Pemerintah Akomodir 14 Aturan Krusial di RUU KUHP, 2 Lainnya Diusulkan Dihapus
Adapun dua aturan yang diusulkan dihapus tersebut yakni tentang dokter atau dokter gigi yang melaksanakan pekerjaan tanpa izin. Aturan itu sendiri
Penulis: Rizki Sandi Saputra
Editor: Johnson Simanjuntak
TRIBUNNEWS.COM, JAKARTA - Kementerian Hukum dan HAM RI (Kemenkumham) menyatakan akan menindaklanjuti 14 aturan dalam Rancangan Undang-Undang Kitab Undang-undang Hukum Pidana (RUU KUHP). Sedangkan dua aturan lainnya diusulkan untuk dihapus.
Hal itu disampaikan Wakil Menteri Hukum dan HAM (Wamenkumham) Eddy Omar Sharief Hiariej dalam rapat dengar pendapat (RDP) antara Komisi III DPR RI dengan tim pemerintah yang membahas RUU KUHP dan RUU Pemasyarakatan.
Adapun dua aturan yang diusulkan dihapus tersebut yakni tentang dokter atau dokter gigi yang melaksanakan pekerjaan tanpa izin. Aturan itu sendiri tertuang dalam Pasal 276 RUU KUHP.
"Mengapa pemerintah mengusulkan untuk dihapus, ini memang ada selain dari putusan Mahkamah Konstitusi juga dalam pasal 276 sudah diatur di dalam undang-undang praktik kedokteran. Sehingga untuk tidak menimbulkan duplikasi ini kami usulkan untuk dihapus," kata Hiariej saat RDP di ruang rapat Komisi III DPR RI, Senayan, Jakarta, Rabu (25/5/2022).
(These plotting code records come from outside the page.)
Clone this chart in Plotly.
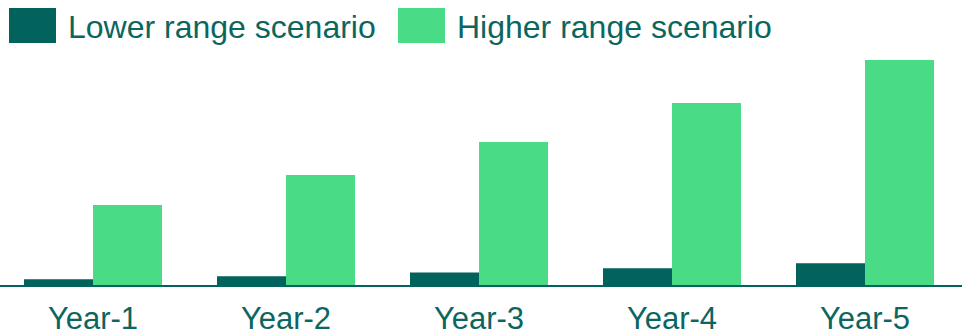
import plotly.graph_objects as go

# Data
years = ["Year-1", "Year-2", "Year-3", "Year-4", "Year-5"]
lower_range = [5.7, 8.7, 12.5, 16.7, 21.7]
higher_range = [80, 110, 143, 182, 225]
series_names = ["Lower range scenario", "Higher range scenario"]

DARK = "#02625C"
LIGHT = "#4ADB87"
TEXT = "#0B6660"
FONT = "Liberation Sans, Arial, sans-serif"

W, H = 962, 331
M_T, M_B = 60, 46
PLOT_H = H - M_T - M_B


def py(pixel_y):
    """Convert a pixel row from the top of the page to paper y."""
    return (H - M_B - pixel_y) / PLOT_H


def px(pixel_x):
    return pixel_x / W


fig = go.Figure()
fig.add_trace(go.Bar(x=years, y=lower_range, name=series_names[0],
                     marker=dict(color=DARK, line=dict(width=0))))
fig.add_trace(go.Bar(x=years, y=higher_range, name=series_names[1],
                     marker=dict(color=LIGHT, line=dict(width=0))))

# Custom legend with large swatches
legend_items = [(9, 56, 66, DARK, series_names[0]),
                (398, 445, 455, LIGHT, series_names[1])]
for x0, x1, tx, color, label in legend_items:
    fig.add_shape(type="rect", xref="paper", yref="paper",
                  x0=px(x0), x1=px(x1), y0=py(43), y1=py(8),
                  fillcolor=color, line=dict(width=0), layer="above")
    fig.add_annotation(xref="paper", yref="paper", x=px(tx), y=py(26.5),
                       xanchor="left", yanchor="middle", showarrow=False,
                       text=label, font=dict(family=FONT, size=32, color=TEXT))

fig.update_layout(
    width=W, height=H,
    margin=dict(l=0, r=0, t=M_T, b=M_B, pad=0, autoexpand=False),
    barmode="group", bargap=0.285, bargroupgap=0,
    showlegend=False,
    plot_bgcolor="white", paper_bgcolor="white",
    font=dict(family=FONT, color=TEXT),
)
fig.update_xaxes(
    range=[-93 / 193, -93 / 193 + W / 193],
    showline=True, linecolor=DARK, linewidth=1.5,
    showgrid=False, zeroline=False, ticks="",
    automargin=False, ticklabelstandoff=5,
    tickfont=dict(family=FONT, size=31, color=TEXT),
)
fig.update_yaxes(range=[0, PLOT_H], visible=False, showgrid=False)

fig.write_html("out.html")
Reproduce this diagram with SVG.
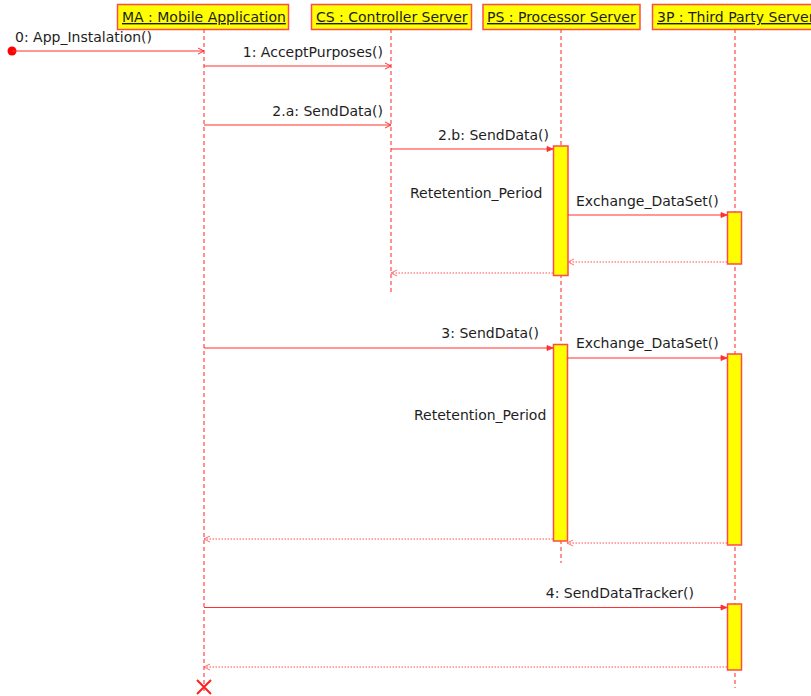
<svg xmlns="http://www.w3.org/2000/svg" width="811" height="696" viewBox="0 0 811 696">
<style>
text{font-family:"DejaVu Sans","Liberation Sans",sans-serif;font-size:14px;fill:#1e1e1e}
.hdr rect{fill:#ffff00;stroke:#ff4a4a;stroke-width:1.5}
.hdr text{text-decoration:underline}
.life{stroke:#ff4a4a;stroke-width:1.2;stroke-dasharray:4 3;fill:none}
.act{fill:#ffff00;stroke:#ff4a4a;stroke-width:1.5}
.msg{stroke:#ff3030;stroke-width:1.2;fill:none}
.ret{stroke:#ff5050;stroke-width:1.2;stroke-dasharray:1.5 1.5;fill:none}
</style>
<defs>
<marker id="open" markerWidth="8" markerHeight="8" refX="7" refY="4" orient="auto" markerUnits="userSpaceOnUse">
<path d="M1,1 L7,4 L1,7" fill="none" stroke="#ff3030" stroke-width="1"/>
</marker>
<marker id="fill" markerWidth="8" markerHeight="8" refX="7" refY="4" orient="auto" markerUnits="userSpaceOnUse">
<path d="M1,1.5 L7,4 L1,6.5 Z" fill="#ff3030" stroke="#ff3030" stroke-width="0.8"/>
</marker>
<marker id="retm" markerWidth="8" markerHeight="8" refX="7" refY="4" orient="auto" markerUnits="userSpaceOnUse">
<path d="M1,1 L7,4 L1,7" fill="none" stroke="#ff6060" stroke-width="0.9"/>
</marker>
</defs>

<g id="lifelines">
<line class="life" x1="204" y1="29" x2="204" y2="692"/>
<line class="life" x1="391" y1="29" x2="391" y2="294"/>
<line class="life" x1="561" y1="29" x2="561" y2="563"/>
<line class="life" x1="735" y1="29" x2="735" y2="688"/>
</g>

<g id="MA" class="hdr">
<rect x="117.5" y="4.5" width="171" height="25"/>
<text x="122" y="22">MA : Mobile Application</text>
</g>
<g id="CS" class="hdr">
<rect x="311.5" y="4.5" width="160" height="25"/>
<text x="316" y="22">CS : Controller Server</text>
</g>
<g id="PS" class="hdr">
<rect x="483" y="4.5" width="157" height="25"/>
<text x="487" y="22">PS : Processor Server</text>
</g>
<g id="TP" class="hdr">
<rect x="652.5" y="4.5" width="172" height="25"/>
<text x="657" y="22">3P : Third Party Server</text>
</g>

<g id="activations">
<rect id="PS_act1" class="act" x="553.5" y="146" width="14.5" height="129.5"/>
<rect id="TP_act1" class="act" x="727.5" y="212" width="14" height="52"/>
<rect id="PS_act2" class="act" x="553.5" y="344.5" width="14" height="196.5"/>
<rect id="TP_act2" class="act" x="727.5" y="354" width="14" height="191"/>
<rect id="TP_act3" class="act" x="727.5" y="604" width="14" height="66"/>
</g>

<g id="connectors">
<circle cx="12" cy="51" r="4.5" fill="#ff0000"/>
<line class="msg" x1="12" y1="51" x2="204" y2="51" marker-end="url(#open)"/>
<line class="msg" x1="204" y1="66" x2="391" y2="66" marker-end="url(#open)"/>
<line class="msg" x1="204" y1="125" x2="391" y2="125" marker-end="url(#open)"/>
<line class="msg" x1="391" y1="149" x2="553" y2="149" marker-end="url(#fill)"/>
<line class="msg" x1="568" y1="215" x2="727" y2="215" marker-end="url(#fill)"/>
<line class="ret" x1="727" y1="262" x2="568" y2="262" marker-end="url(#retm)"/>
<line class="ret" x1="553" y1="273" x2="391" y2="273" marker-end="url(#retm)"/>
<line class="msg" x1="204" y1="348" x2="553" y2="348" marker-end="url(#fill)"/>
<line class="msg" x1="567" y1="358" x2="727" y2="358" marker-end="url(#fill)"/>
<line class="ret" x1="727" y1="543" x2="567" y2="543" marker-end="url(#retm)"/>
<line class="ret" x1="553" y1="539" x2="204" y2="539" marker-end="url(#retm)"/>
<line class="msg" x1="204" y1="607.5" x2="727" y2="607.5" marker-end="url(#fill)"/>
<line class="ret" x1="727" y1="667" x2="204" y2="667" marker-end="url(#retm)"/>
<path d="M197,680 L211,694 M211,680 L197,694" stroke="#ff2020" stroke-width="2" fill="none"/>
</g>

<g id="labels">
<text x="15" y="42">0: App_Instalation()</text>
<text x="383" y="57" text-anchor="end">1: AcceptPurposes()</text>
<text x="383" y="116" text-anchor="end">2.a: SendData()</text>
<text x="549" y="140" text-anchor="end">2.b: SendData()</text>
<text x="410" y="198">Retetention_Period</text>
<text x="576" y="206">Exchange_DataSet()</text>
<text x="539" y="338" text-anchor="end">3: SendData()</text>
<text x="576" y="348">Exchange_DataSet()</text>
<text x="414" y="420">Retetention_Period</text>
<text x="694" y="598" text-anchor="end">4: SendDataTracker()</text>
</g>
</svg>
Selanjutnya, aturan krusial yang juga diusulkan dihapus yakni tentang pemidanaan terhadap advokat curang atau melaksanakan pekerjaan tanpa izin.
Aturan tersebut tertuang dalam pasal 283 RUU KUHP. Adapun dalam penjelasannya, aturan itu dihapus guna menghindari hukum diskriminatif antar aparat penegak hukum (APH).
"Kalau hanya terhadap advokat, maka pertanyaannya aparat penegak hukum (APH) yang lain gimana," kata Hiariej.
"Kenapa hanya advokat yang berbuat curang saja yang kemudian dipidana, dari hasil masukan itu kami take out (dihapus) dan itu nanti akan diatur dalam undang-undang advokat," sambungnya.
Sedangkan ada juga beberapa aturan yang direformulasikan dalam RUU KUHP itu. Aturan tersebut juga tertuang dalam beberapa pasal.
Aturan itu direformulasikan kata Hiariej untuk menghindari multitafsir dalam RUU KUHP jika nantinya ditetapkan.
Baca juga: Ketua Komisi III DPR Soal Pengesahan RKUHP: Ini Masterpiece, DPR Sudah Selesai
"Supaya tidak menimbulkan multitafsir, seperti misalnya ya, pasal-pasal terhadap penodaan agama, lalu ada pasal yang berkaitan dengan kekuatan gaib dan lain sebagainya itu kita melakukan reformulasi supaya tidak menimbulkan perdebatan," ucap Hiariej.
Berikut 14 aturan krusial pemidanaan yang diakomodir dalam RUU KUHP:
1. Isu terkait the living law atau hukum pidana adat yang diatur dalam Pasal 2.
2. Isu terkait pidana mati yang diatur dalam Pasal 200.
3. Isu terkait penyerangan harkat dan martabat presiden dan wakil presiden yang diatur dalam Pasal 218.
4. Isu terkait tindak pidana karena memiliki kekuatan gaib yang diatur dalam Pasal 252.
5. Isu terkait unggas dan ternak yang merusak kebun yang ditaburi benih yang diatur dalam Pasal 278-279.
6. Isu terkait tindak pidana contempt of court yang diatur dalam Pasal 281.
7. Isu terkait penodaan agama yang diatur dalam Pasal 304.
8. Isu terkait penganiayaan hewan yang diatur dalam Pasal 342.
9. Isu terkait alat pencegahan kehamilan dan pengguguran kandungan yang diatur dalam Pasal 414-416.
10. Isu terkait penggelandangan yang diatur dalam Pasal 431.
11. Isu terkait aborsi yang diatur dalam Pasal 469-471.
12. Isu terkait perzinaan yang diatur dalam Pasal 417.
13. Isu terkait kohabitasi yang diatur dalam Pasal 418.
14. Isu terkait perkosaan yang diatur dalam Pasal 479.